Start RECORDS FOR THIS EXERCISE

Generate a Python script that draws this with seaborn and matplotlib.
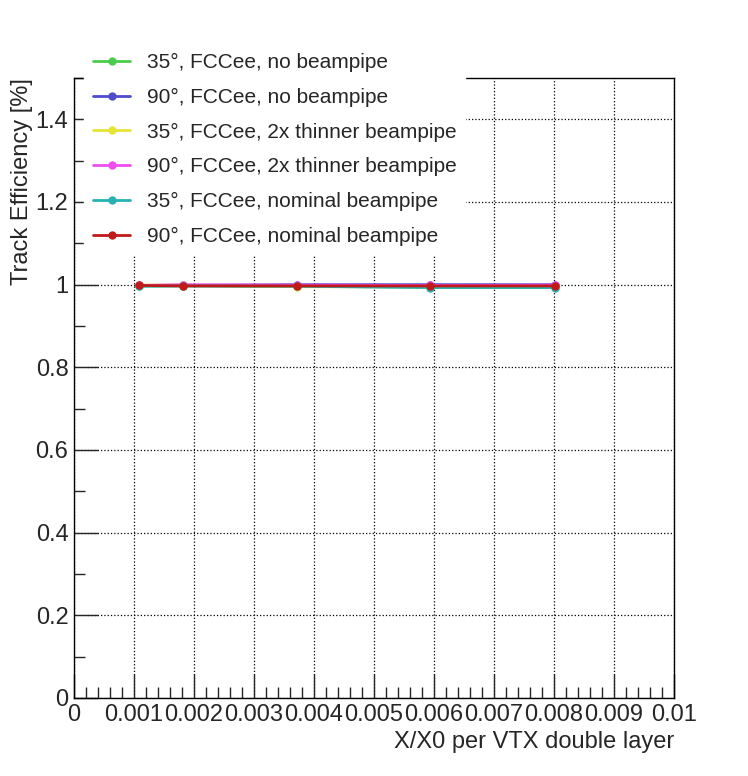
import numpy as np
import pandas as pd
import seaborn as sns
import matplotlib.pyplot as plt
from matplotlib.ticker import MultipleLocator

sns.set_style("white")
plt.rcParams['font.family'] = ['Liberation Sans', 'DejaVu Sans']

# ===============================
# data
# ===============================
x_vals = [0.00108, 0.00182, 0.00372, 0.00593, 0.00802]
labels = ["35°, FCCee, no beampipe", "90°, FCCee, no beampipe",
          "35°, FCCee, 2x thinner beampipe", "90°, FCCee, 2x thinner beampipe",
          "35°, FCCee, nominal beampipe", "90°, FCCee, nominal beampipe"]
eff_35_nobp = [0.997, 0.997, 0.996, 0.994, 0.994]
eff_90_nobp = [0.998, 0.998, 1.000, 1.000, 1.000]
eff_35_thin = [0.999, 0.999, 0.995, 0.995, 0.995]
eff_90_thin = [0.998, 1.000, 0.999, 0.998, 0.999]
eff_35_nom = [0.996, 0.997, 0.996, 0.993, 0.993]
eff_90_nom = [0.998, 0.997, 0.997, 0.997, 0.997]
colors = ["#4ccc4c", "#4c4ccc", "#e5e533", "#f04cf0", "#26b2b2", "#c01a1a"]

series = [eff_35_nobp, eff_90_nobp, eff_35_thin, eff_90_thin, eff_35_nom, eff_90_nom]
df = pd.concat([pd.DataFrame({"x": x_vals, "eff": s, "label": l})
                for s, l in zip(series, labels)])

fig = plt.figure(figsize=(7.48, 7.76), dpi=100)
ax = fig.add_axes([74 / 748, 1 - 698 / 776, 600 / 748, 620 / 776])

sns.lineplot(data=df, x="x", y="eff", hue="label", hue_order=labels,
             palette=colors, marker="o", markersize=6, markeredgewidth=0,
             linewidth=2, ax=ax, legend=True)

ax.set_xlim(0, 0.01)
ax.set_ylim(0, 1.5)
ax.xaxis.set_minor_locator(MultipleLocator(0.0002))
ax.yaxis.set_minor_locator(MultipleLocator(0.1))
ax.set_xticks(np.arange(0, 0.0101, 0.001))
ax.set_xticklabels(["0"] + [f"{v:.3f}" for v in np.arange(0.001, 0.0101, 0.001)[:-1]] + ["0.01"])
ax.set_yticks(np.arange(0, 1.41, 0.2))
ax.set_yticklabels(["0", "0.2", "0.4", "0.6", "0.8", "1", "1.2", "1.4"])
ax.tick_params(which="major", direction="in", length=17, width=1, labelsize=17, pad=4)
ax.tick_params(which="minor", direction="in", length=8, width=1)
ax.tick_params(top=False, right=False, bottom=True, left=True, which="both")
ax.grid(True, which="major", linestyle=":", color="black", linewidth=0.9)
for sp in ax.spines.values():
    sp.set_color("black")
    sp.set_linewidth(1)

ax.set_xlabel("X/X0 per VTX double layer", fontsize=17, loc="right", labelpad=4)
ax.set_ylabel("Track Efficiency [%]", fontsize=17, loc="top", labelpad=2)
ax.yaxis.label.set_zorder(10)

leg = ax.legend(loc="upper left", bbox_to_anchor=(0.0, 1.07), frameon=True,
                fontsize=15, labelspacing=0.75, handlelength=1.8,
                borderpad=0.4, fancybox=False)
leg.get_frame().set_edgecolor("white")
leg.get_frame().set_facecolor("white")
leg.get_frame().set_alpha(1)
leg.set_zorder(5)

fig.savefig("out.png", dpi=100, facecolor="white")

End RECORDS FOR THIS EXERCISE
Start RECORDS FOR THIS EXERCISE

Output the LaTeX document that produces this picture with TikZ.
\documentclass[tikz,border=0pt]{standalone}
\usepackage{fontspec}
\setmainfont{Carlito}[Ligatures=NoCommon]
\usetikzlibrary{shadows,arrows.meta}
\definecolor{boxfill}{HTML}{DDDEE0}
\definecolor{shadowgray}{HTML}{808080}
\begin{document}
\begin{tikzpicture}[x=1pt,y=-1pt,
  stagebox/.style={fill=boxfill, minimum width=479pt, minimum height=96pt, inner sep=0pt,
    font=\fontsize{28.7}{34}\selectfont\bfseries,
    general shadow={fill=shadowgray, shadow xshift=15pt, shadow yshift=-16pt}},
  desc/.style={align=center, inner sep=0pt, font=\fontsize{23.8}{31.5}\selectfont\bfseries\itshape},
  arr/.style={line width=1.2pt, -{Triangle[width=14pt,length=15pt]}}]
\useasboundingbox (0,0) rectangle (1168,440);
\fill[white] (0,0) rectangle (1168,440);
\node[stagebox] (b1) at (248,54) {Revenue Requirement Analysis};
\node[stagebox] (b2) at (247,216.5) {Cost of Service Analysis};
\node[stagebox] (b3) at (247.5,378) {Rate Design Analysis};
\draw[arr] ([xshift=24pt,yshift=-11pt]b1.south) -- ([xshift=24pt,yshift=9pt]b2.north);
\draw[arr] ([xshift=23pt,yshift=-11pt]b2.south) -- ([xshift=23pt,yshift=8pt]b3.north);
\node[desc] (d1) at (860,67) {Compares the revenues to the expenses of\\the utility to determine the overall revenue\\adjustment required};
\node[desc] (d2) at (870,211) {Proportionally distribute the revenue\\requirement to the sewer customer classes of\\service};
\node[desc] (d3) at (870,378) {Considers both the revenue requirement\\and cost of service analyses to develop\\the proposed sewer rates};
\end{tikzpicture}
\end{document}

End RECORDS FOR THIS EXERCISE
Start RECORDS FOR THIS EXERCISE

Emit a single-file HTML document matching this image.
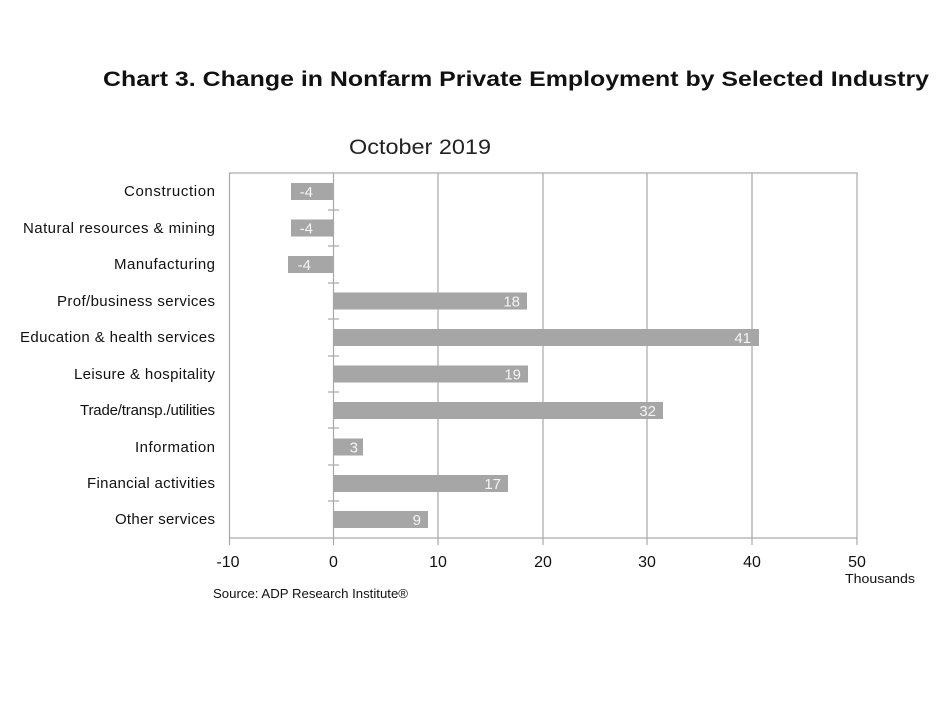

End RECORDS FOR THIS EXERCISE

Would you restate, exactly and with no pictures, the lines of the entries above from the one containing "Generate a Python" through the one containing "plt.rcParams['font.family'] = ['Liberation"?

RESPONSE:
Generate a Python script that draws this with seaborn and matplotlib.
import numpy as np
import pandas as pd
import seaborn as sns
import matplotlib.pyplot as plt
from matplotlib.ticker import MultipleLocator

sns.set_style("white")
plt.rcParams['font.family'] = ['Liberation Sans', 'DejaVu Sans']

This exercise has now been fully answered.